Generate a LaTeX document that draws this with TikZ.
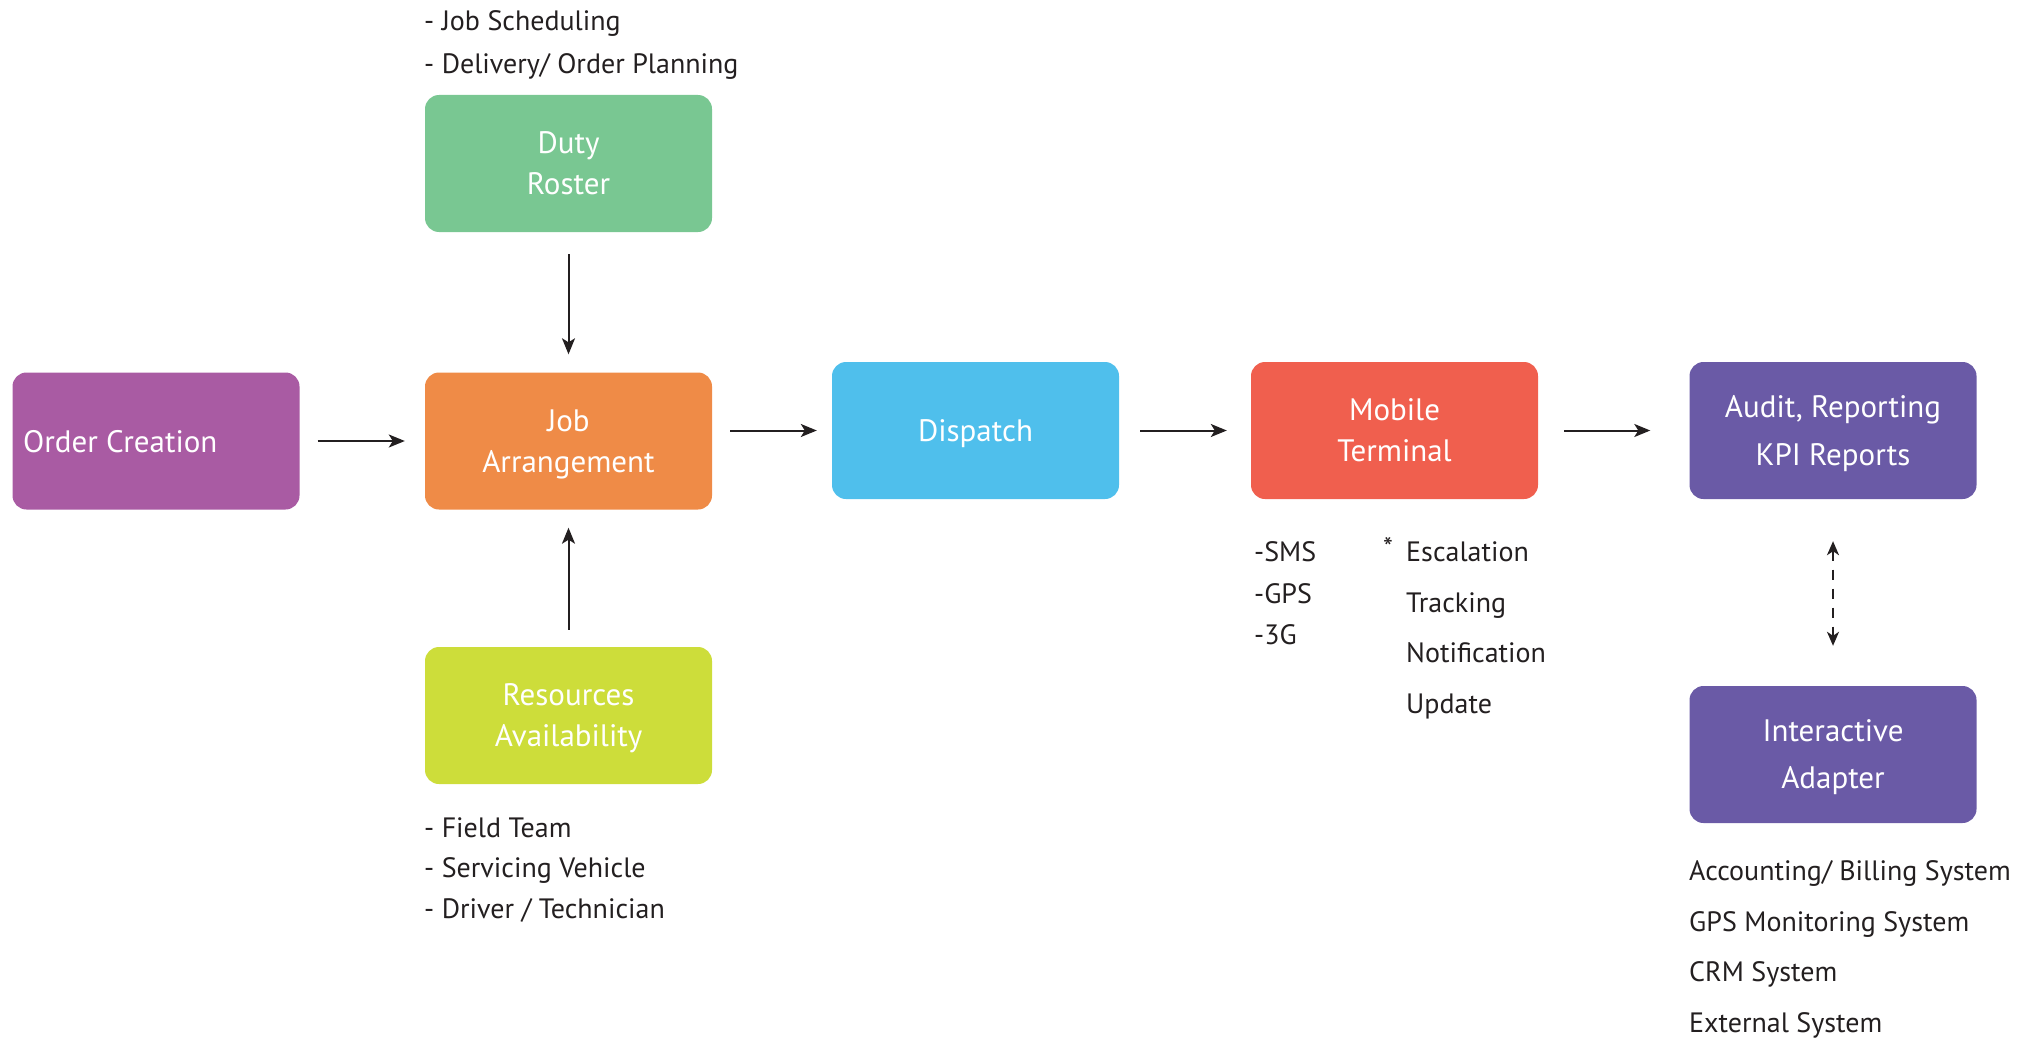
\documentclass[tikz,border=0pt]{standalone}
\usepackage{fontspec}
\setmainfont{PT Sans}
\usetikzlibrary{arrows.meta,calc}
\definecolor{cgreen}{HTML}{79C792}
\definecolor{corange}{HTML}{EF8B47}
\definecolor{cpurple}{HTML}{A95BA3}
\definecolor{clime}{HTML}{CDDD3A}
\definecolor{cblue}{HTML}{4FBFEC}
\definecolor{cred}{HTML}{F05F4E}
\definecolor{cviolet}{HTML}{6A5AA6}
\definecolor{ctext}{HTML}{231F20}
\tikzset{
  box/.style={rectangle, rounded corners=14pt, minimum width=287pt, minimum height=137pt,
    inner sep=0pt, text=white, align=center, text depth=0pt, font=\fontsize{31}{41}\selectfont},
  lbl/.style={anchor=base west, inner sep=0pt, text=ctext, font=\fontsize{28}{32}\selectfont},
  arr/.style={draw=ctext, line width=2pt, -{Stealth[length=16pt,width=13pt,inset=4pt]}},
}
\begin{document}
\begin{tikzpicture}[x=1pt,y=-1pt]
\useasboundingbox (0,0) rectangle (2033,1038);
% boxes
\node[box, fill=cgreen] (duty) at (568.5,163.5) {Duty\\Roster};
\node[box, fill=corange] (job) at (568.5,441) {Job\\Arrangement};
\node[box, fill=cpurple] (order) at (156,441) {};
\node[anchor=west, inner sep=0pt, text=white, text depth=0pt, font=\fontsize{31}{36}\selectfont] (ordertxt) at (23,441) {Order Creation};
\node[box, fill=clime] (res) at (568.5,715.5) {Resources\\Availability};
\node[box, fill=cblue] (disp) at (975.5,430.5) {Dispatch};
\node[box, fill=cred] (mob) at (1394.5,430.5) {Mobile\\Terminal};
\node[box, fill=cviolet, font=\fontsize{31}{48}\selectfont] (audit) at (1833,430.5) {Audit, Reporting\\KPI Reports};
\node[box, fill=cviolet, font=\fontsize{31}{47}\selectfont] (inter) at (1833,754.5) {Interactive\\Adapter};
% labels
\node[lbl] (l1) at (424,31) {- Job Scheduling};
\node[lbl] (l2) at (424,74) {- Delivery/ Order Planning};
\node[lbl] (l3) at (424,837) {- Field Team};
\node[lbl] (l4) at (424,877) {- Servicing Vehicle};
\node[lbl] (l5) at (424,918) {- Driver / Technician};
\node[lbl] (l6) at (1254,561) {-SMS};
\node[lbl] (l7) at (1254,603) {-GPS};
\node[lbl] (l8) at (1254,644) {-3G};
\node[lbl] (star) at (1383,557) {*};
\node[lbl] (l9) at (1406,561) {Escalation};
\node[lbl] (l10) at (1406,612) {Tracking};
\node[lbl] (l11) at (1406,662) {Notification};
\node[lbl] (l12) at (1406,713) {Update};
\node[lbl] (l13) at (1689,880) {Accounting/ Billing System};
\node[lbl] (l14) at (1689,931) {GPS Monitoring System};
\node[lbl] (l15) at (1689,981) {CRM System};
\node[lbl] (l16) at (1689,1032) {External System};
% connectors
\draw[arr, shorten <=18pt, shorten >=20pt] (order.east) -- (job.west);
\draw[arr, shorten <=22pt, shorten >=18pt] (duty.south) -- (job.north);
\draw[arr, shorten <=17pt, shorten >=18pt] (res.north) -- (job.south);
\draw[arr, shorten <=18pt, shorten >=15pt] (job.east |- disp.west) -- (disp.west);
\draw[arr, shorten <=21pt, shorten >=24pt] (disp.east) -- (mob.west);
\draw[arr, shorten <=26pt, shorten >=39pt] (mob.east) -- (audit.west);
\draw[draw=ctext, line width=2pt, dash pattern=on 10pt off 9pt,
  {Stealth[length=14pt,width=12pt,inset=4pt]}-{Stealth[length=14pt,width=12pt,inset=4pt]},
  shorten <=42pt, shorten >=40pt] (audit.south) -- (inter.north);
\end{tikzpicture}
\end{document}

* * *

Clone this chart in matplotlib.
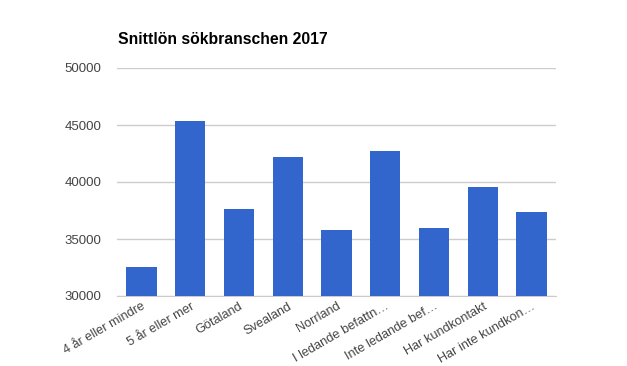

- _Exercise_
Read the data above and pull out each line that holds the string "this".

- _Exercise result_
Generate a LaTeX document that draws this with TikZ.
Clone this chart in matplotlib.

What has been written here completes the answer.